Better kiosks through intelligent design
June 29, 2004
Design. It's the first thing that catches a customer's attention. It can also determine whether the customer will want to give the kiosk an initial try.
Unfortunately, many deployers focus on the guts of a kiosk and try to cut cost by skimping on design.
"One of the first things that comes up with every kiosk project is price," said Frank Olea, vice president of sales and marketing at Olea Exhibits. "Clients are very price sensitive."
Olea recently met with a client who claimed that the kiosk would be okay as long as everything inside worked.
"Not true," Olea said. "You have people coming in who are going to put money in this machine. If it does not give the customer a feeling of security, they are not going to want to put money inside it."
Design vs. functionalityOlea is bothered by one design common among self-checkout kiosks.
"The components are all over the place. You have a touch screen over here and then you have to run down and put bills in over there, then the receipt prints out at the other end," Olea said.
"It was probably very economical to build it the way they did, but ergonomically it does not make sense."
He said Olea-designed kiosks try to strike a balance between the two: A customer should be able to use the kiosk easily, but the components shouldn't be mounted so that it has to be completely taken apart if a peripheral device goes bad.

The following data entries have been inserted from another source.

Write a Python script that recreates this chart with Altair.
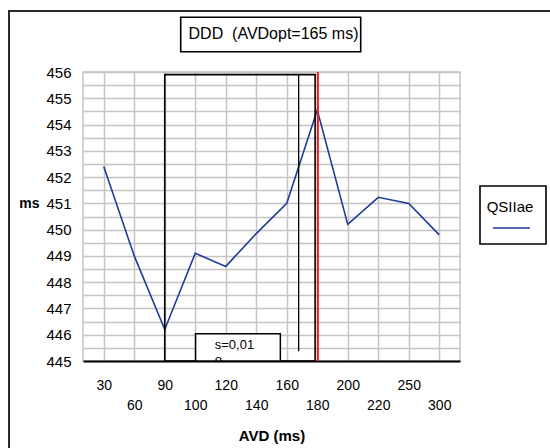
import json
import altair as alt
import pandas as pd

# ---- data ----
AVD_LABELS = ["30", "60", "90", "100", "120", "140", "160", "180", "200", "220", "250", "300"]
QSIIAE = [452.4, 449.0, 446.2, 449.1, 448.6, 449.85, 451.0, 454.55, 450.2, 451.23, 451.0, 449.8]
SERIES = "QSIIae"
Y_TICKS = [445, 445.5, 446, 446.5, 447, 447.5, 448, 448.5, 449, 449.5, 450, 450.5,
           451, 451.5, 452, 452.5, 453, 453.5, 454, 454.5, 455, 455.5, 456]

# annotation positions (in category-index / ms units)
WINDOW = {"x": 2.0, "x2": 6.93, "y": 455.9, "y2": 445.0}
SBOX = {"x": 3.01, "x2": 5.79, "y": 446.04, "y2": 445.0}
STAT_TEXT = "s=0,01"
AVDOPT_IDX = 6.39
RED_IDX = 7.02

TITLE = "DDD \u00a0(AVDopt=165 ms)"

LINE_COLOR = "#1f3b9b"
GRID = "#c4c4c4"
FONT = "Liberation Sans"

df = pd.DataFrame({"idx": list(range(len(AVD_LABELS))), "val": QSIIAE, "series": SERIES})

arr = json.dumps(AVD_LABELS)
label_expr = f"datum.value % 2 == 1 ? [' ', {arr}[datum.value]] : {arr}[datum.value]"

x_scale = alt.Scale(domain=[-0.68, 11.68], nice=False, zero=False)
y_scale = alt.Scale(domain=[445, 456], nice=False, zero=False)

x_axis = alt.Axis(values=list(range(12)), labelExpr=label_expr, grid=True, gridColor=GRID,
                  gridWidth=1.5, ticks=False, domain=True, domainColor="black", domainWidth=2,
                  labelPadding=17, labelFontSize=14, labelFont=FONT, labelLineHeight=20,
                  labelOverlap=False, labelFlush=False, labelColor="black", labelBaseline="top",
                  title="AVD (ms)", titleFont=FONT, titleFontSize=15, titleFontWeight="bold",
                  titleY=79, titleBaseline="alphabetic", titleColor="black")
y_axis = alt.Axis(values=Y_TICKS, labelExpr="datum.value % 1 == 0 ? format(datum.value, '.0f') : ''",
                  grid=True, gridColor=GRID, gridWidth=1.5, ticks=False, domain=False,
                  labelPadding=12, labelFontSize=15, labelFont=FONT, labelOverlap=False,
                  labelFlush=False, labelColor="black",
                  title="ms", titleAngle=0, titleFont=FONT, titleFontWeight="bold", titleFontSize=14,
                  titleX=-44, titleY=131, titleAlign="right", titleBaseline="middle", titleColor="black")


def X(field):
    return alt.X(field, scale=x_scale, axis=x_axis)


def Y(field):
    return alt.Y(field, scale=y_scale, axis=y_axis)


line = alt.Chart(df).mark_line(color=LINE_COLOR, strokeWidth=1.6).encode(
    x=X("idx:Q"), y=Y("val:Q"))

win = alt.Chart(pd.DataFrame([WINDOW])).mark_rect(fillOpacity=0, stroke="black", strokeWidth=1.6).encode(
    x=X("x:Q"), x2="x2:Q", y=Y("y:Q"), y2="y2:Q")

sbox = alt.Chart(pd.DataFrame([SBOX])).mark_rect(fill="white", stroke="black", strokeWidth=1.5).encode(
    x=X("x:Q"), x2="x2:Q", y=Y("y:Q"), y2="y2:Q")

stext = alt.Chart(pd.DataFrame([{"x": 3.64, "y": 445.6, "t": STAT_TEXT},
                                {"x": 3.64, "y": 445.03, "t": "o"}])).mark_text(
    align="left", baseline="middle", font=FONT, fontSize=13, color="black", clip=True).encode(
    x=X("x:Q"), y=Y("y:Q"), text="t:N")

vline = alt.Chart(pd.DataFrame([{"x": AVDOPT_IDX, "y": 455.9, "y2": 445.37}])).mark_rule(
    color="black", strokeWidth=1.3).encode(
    x=X("x:Q"), y=Y("y:Q"), y2="y2:Q")

red = alt.Chart(pd.DataFrame([{"x": RED_IDX, "y": 456, "y2": 445}])).mark_rule(
    color="#e02020", strokeWidth=2).encode(
    x=X("x:Q"), y=Y("y:Q"), y2="y2:Q")

one = pd.DataFrame([{"k": 0}])

# outer frame
frame = alt.Chart(one).mark_rect(fillOpacity=0, stroke="#2a2a2a", strokeWidth=2).encode(
    x=alt.value(-74), x2=alt.value(480), y=alt.value(-61), y2=alt.value(400))

# title box
tbox = alt.Chart(one).mark_rect(fill="white", stroke="black", strokeWidth=1.6).encode(
    x=alt.value(97.7), x2=alt.value(277.7), y=alt.value(-54.7), y2=alt.value(-20.3))
ttext = alt.Chart(one).mark_text(align="center", baseline="alphabetic", font=FONT, fontSize=16,
                                 color="black").encode(
    x=alt.value(190.5), y=alt.value(-32.7), text=alt.value(TITLE))

# legend box
lbox = alt.Chart(one).mark_rect(fill="white", stroke="black", strokeWidth=1.6).encode(
    x=alt.value(397), x2=alt.value(463), y=alt.value(114), y2=alt.value(172))
ltext = alt.Chart(one).mark_text(align="center", baseline="alphabetic", font=FONT, fontSize=15,
                                 color="black").encode(
    x=alt.value(427), y=alt.value(139.7), text=alt.value(SERIES))
lline = alt.Chart(one).mark_rule(color=LINE_COLOR, strokeWidth=1.6).encode(
    x=alt.value(410), x2=alt.value(447), y=alt.value(156))

chart = alt.layer(line, win, sbox, stext, vline, red, frame, tbox, ttext, lbox, ltext, lline).properties(
    width=377, height=289,
    autosize=alt.AutoSizeParams(type="none"),
    padding={"left": 83, "top": 72, "right": 90, "bottom": 87},
    background="white",
).configure_view(stroke=GRID, strokeWidth=1.5).configure_axis(labelOverlap=False)

chart.save("out.html", embed_options={"renderer": "svg", "actions": False})
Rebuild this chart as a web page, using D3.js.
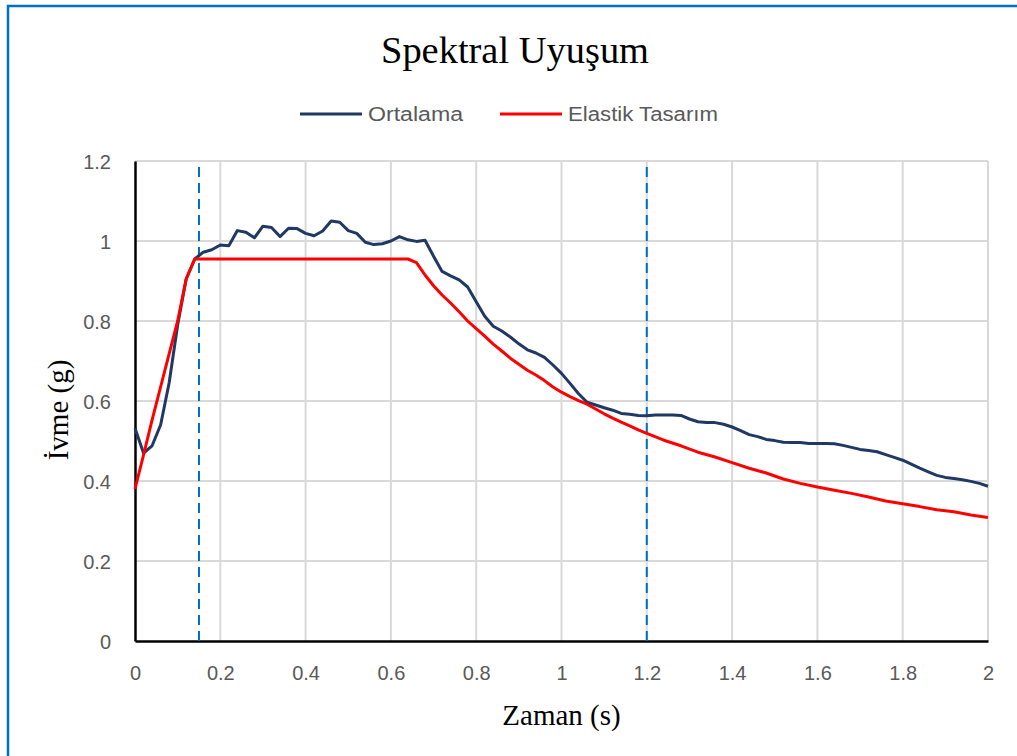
<!DOCTYPE html>
<html>
<head>
<meta charset="utf-8">
<script src="https://cdn.jsdelivr.net/npm/d3@7"></script>
<style>
  body { margin: 0; background: #fff; }
</style>
</head>
<body>
<div id="chart_area"></div>
<script>
var width = 1017
var height = 756
var margin = {left: 135, right: 29, top: 161, bottom: 115}

// Ortalama (mean spectrum)
var ortPeriods = [0, 0.02, 0.04, 0.06, 0.08, 0.10, 0.12, 0.14, 0.16, 0.18, 0.20, 0.22, 0.24, 0.26, 0.28, 0.30, 0.32, 0.34, 0.36, 0.38, 0.40, 0.42, 0.44, 0.46, 0.48, 0.50, 0.52, 0.54, 0.56, 0.58, 0.60, 0.62, 0.64, 0.66, 0.68, 0.70, 0.72, 0.74, 0.76, 0.78, 0.80, 0.82, 0.84, 0.86, 0.88, 0.90, 0.92, 0.94, 0.96, 0.98, 1.00, 1.02, 1.04, 1.06, 1.08, 1.10, 1.12, 1.14, 1.16, 1.18, 1.20, 1.22, 1.24, 1.26, 1.28, 1.30, 1.32, 1.34, 1.36, 1.38, 1.40, 1.42, 1.44, 1.46, 1.48, 1.50, 1.52, 1.54, 1.56, 1.58, 1.60, 1.62, 1.64, 1.66, 1.68, 1.70, 1.72, 1.74, 1.76, 1.78, 1.80, 1.82, 1.84, 1.86, 1.88, 1.90, 1.92, 1.94, 1.96, 1.98, 2.00]
var ortValues = [0.532, 0.47, 0.488, 0.54, 0.645, 0.79, 0.905, 0.955, 0.972, 0.978, 0.99, 0.988, 1.026, 1.022, 1.008, 1.037, 1.034, 1.011, 1.032, 1.031, 1.019, 1.013, 1.025, 1.05, 1.047, 1.026, 1.019, 0.997, 0.991, 0.993, 1.0, 1.011, 1.003, 0.999, 1.002, 0.962, 0.924, 0.913, 0.903, 0.885, 0.848, 0.812, 0.787, 0.775, 0.76, 0.743, 0.728, 0.72, 0.709, 0.69, 0.669, 0.644, 0.618, 0.597, 0.59, 0.583, 0.577, 0.569, 0.567, 0.564, 0.563, 0.565, 0.565, 0.565, 0.564, 0.555, 0.548, 0.546, 0.546, 0.542, 0.535, 0.526, 0.516, 0.511, 0.504, 0.501, 0.497, 0.496, 0.496, 0.494, 0.494, 0.494, 0.493, 0.489, 0.484, 0.479, 0.476, 0.473, 0.466, 0.459, 0.452, 0.442, 0.432, 0.423, 0.414, 0.409, 0.406, 0.403, 0.399, 0.394, 0.387]

// Elastik Tasarım (design spectrum)
var elsPeriods = [0, 0.02, 0.04, 0.06, 0.08, 0.10, 0.12, 0.14, 0.64, 0.66, 0.68, 0.70, 0.72, 0.74, 0.76, 0.78, 0.80, 0.82, 0.84, 0.86, 0.88, 0.90, 0.92, 0.94, 0.96, 0.98, 1.00, 1.02, 1.04, 1.06, 1.08, 1.10, 1.12, 1.14, 1.16, 1.18, 1.20, 1.24, 1.28, 1.32, 1.36, 1.40, 1.44, 1.48, 1.52, 1.56, 1.60, 1.64, 1.68, 1.72, 1.76, 1.80, 1.84, 1.88, 1.92, 1.96, 2.00]
var elsValues = [0.38, 0.465, 0.552, 0.635, 0.718, 0.80, 0.905, 0.955, 0.955, 0.946, 0.915, 0.888, 0.865, 0.845, 0.823, 0.80, 0.781, 0.762, 0.742, 0.725, 0.707, 0.692, 0.677, 0.665, 0.651, 0.635, 0.622, 0.611, 0.601, 0.592, 0.580, 0.568, 0.557, 0.547, 0.538, 0.528, 0.519, 0.502, 0.488, 0.472, 0.460, 0.446, 0.432, 0.420, 0.405, 0.394, 0.385, 0.377, 0.369, 0.360, 0.350, 0.343, 0.336, 0.328, 0.323, 0.315, 0.309]

var xTicks = [0, 0.2, 0.4, 0.6, 0.8, 1, 1.2, 1.4, 1.6, 1.8, 2]
var yTicks = [0, 0.2, 0.4, 0.6, 0.8, 1, 1.2]
var markers = [0.15, 1.2]   // TA, TB lines

var seriesNames = ["Ortalama", "Elastik Tasarım"]
var seriesColors = ["#203864", "#ff0000"]

var svg = d3.select("#chart_area")
  .append("svg")
  .attr("width", width)
  .attr("height", height)
  .style("display", "block")

svg.append("rect")
  .attr("width", width)
  .attr("height", height)
  .attr("fill", "#fff")

// outer frame (only left and top visible)
svg.append("rect")
  .attr("x", 8)
  .attr("y", 6)
  .attr("width", width + 10)
  .attr("height", height + 10)
  .attr("fill", "none")
  .attr("stroke", "#0070c0")
  .attr("stroke-width", 2.5)

var x = d3.scaleLinear().domain([0, 2]).range([margin.left, width - margin.right])
var y = d3.scaleLinear().domain([0, 1.2]).range([height - margin.bottom, margin.top])

// grid
svg.append("g")
  .selectAll("line.v")
  .data(xTicks.slice(1))
  .join("line")
  .attr("x1", d => x(d)).attr("x2", d => x(d))
  .attr("y1", y(0)).attr("y2", y(1.2))
  .attr("stroke", "#d9d9d9")
  .attr("stroke-width", 2)

svg.append("g")
  .selectAll("line.h")
  .data(yTicks.slice(1))
  .join("line")
  .attr("x1", x(0)).attr("x2", x(2))
  .attr("y1", d => y(d)).attr("y2", d => y(d))
  .attr("stroke", "#d9d9d9")
  .attr("stroke-width", 2)

// axes
var xAxis = svg.append("g")
  .attr("transform", "translate(0," + y(0) + ")")
  .call(d3.axisBottom(x).tickValues(xTicks).tickSize(0).tickPadding(25).tickFormat(d3.format("~g")))
xAxis.select(".domain").attr("stroke", "#000").attr("stroke-width", 2.5)

var yAxis = svg.append("g")
  .attr("transform", "translate(" + x(0) + ",0)")
  .call(d3.axisLeft(y).tickValues(yTicks).tickSize(0).tickPadding(24).tickFormat(d3.format("~g")))
yAxis.select(".domain").attr("stroke", "#000").attr("stroke-width", 2.5)

svg.selectAll(".tick text")
  .attr("fill", "#595959")
  .style("font-family", "'Liberation Sans', Arial, sans-serif")
  .style("font-size", "20px")

yAxis.selectAll(".tick text").attr("dy", "0.35em")

// dashed period markers
svg.append("g")
  .selectAll("line")
  .data(markers)
  .join("line")
  .attr("x1", d => x(d)).attr("x2", d => x(d))
  .attr("y1", y(0)).attr("y2", y(1.2))
  .attr("stroke", "#0070c0")
  .attr("stroke-width", 2)
  .attr("stroke-dasharray", "10,6")

var line = d3.line()
  .x(d => x(d[0]))
  .y(d => y(d[1]))

svg.append("path")
  .datum(ortPeriods.map((t, i) => [t, ortValues[i]]))
  .attr("d", line)
  .attr("fill", "none")
  .attr("stroke", seriesColors[0])
  .attr("stroke-width", 3)
  .attr("stroke-linejoin", "round")

svg.append("path")
  .datum(elsPeriods.map((t, i) => [t, elsValues[i]]))
  .attr("d", line)
  .attr("fill", "none")
  .attr("stroke", seriesColors[1])
  .attr("stroke-width", 3)
  .attr("stroke-linejoin", "round")

// title
svg.append("text")
  .attr("x", 515)
  .attr("y", 63)
  .attr("text-anchor", "middle")
  .attr("fill", "#000")
  .attr("textLength", 268)
  .attr("lengthAdjust", "spacingAndGlyphs")
  .style("font-family", "'Liberation Serif', 'Times New Roman', serif")
  .style("font-size", "37px")
  .text("Spektral Uyuşum")

// legend
var legendX = [300, 500]
var legendTextW = [95, 150]
seriesNames.forEach((name, i) => {
  svg.append("line")
    .attr("x1", legendX[i]).attr("x2", legendX[i] + 62)
    .attr("y1", 114).attr("y2", 114)
    .attr("stroke", seriesColors[i])
    .attr("stroke-width", 3)
  svg.append("text")
    .attr("x", legendX[i] + 68)
    .attr("y", 114)
    .attr("dy", "0.35em")
    .attr("fill", "#595959")
    .attr("textLength", legendTextW[i])
    .attr("lengthAdjust", "spacingAndGlyphs")
    .style("font-family", "'Liberation Sans', Arial, sans-serif")
    .style("font-size", "20px")
    .text(name)
})

// axis titles
svg.append("text")
  .attr("x", x(1))
  .attr("y", 725)
  .attr("text-anchor", "middle")
  .attr("fill", "#000")
  .style("font-family", "'Liberation Serif', 'Times New Roman', serif")
  .style("font-size", "29px")
  .text("Zaman (s)")

svg.append("text")
  .attr("transform", "translate(68," + 410 + ") rotate(-90)")
  .attr("text-anchor", "middle")
  .attr("fill", "#000")
  .style("font-family", "'Liberation Serif', 'Times New Roman', serif")
  .style("font-size", "29px")
  .text("İvme (g)")
</script>
</body>
</html>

This is especially important in a retail environment where you can't take a kiosk apart and spread the components across the floor.
Another factor, Olea said, is that many clients want flashy or extravagant designs.
"It's something that you definitely have to mange with the customer," said Olea. "You have to make sure they that they are not adding things that are there just because."
Olea tries to steer clients away from unnecessary cosmetic features. Instead, the company focuses on enhancements that improve the quality or the life span of the kiosk.
"We try to look at all the different components and all the different add-on features that we put into a kiosk to make sure it's not going overboard and it's not too much for the customer," said Olea. "Because if you increase the cost of the kiosk by $50, then you've got just that much longer that the ROI process is going to take."